According to pre-announcement comparables circulated by the leads, HCOB November 2028s were quoted at plus 1bp, mid, and a syndicate banker away from the leads saw the minus 2bp re-offer as inside fair value, reiterating the popularity of shorter dated issuance.

Bayerische Landesbank (BayernLB) is planning a €500m no-grow eight year public sector covered bond with ABN Amro, BayernLB, Crédit Agricole, DZ and Natixis as leads.

According to comparables circulated by leads, BayernLB February 2029s were quoted at minus 4bp, mid, their November 2029s at minus 5bp, and April 2031s at minus 4.5bp.

Norway’s SpareBank 1 Boligkreditt (SpaBol) and Sparebanken Vest Boligkreditt are set to provide the first Nordic euro benchmark supply of the year tomorrow, after having today mandated new issues. SpaBol has mandated BNP Paribas, Commerzbank, DZ and Swedbank for a six year, while its compatriot is planning a 10 year via Danske, Deutsche, HSBC, LBBW, Natixis, NordLB and UniCredit.

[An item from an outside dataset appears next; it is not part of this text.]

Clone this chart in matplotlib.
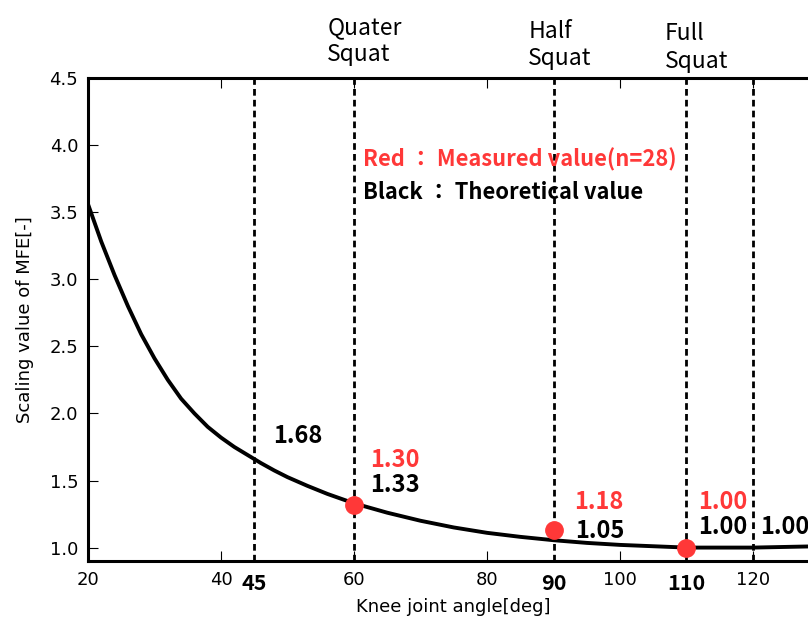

Sparebanken Vest’s 10 year euro benchmark will be its first in the maturity and longest dated covered bond in euros. Its longest dated outstanding, green June 2027s, were quoted at mid-swaps plus 0.5bp, according to comparables circulated by the leads, while SpaBol, SR Bank and Eika 2031 paper was all quoted at plus 2.5bp.

SpaBol August 2026s and September 2027s were quoted at minus 1bp, while its November 2028s and January 2029s were at plus 2bp.

SpaBol and Sparebanken Vest were the last Norwegian issuers to sell euro benchmarks in 2021, the former selling a €1bn seven year in late October, after the latter had earlier that month issued a €750m five year.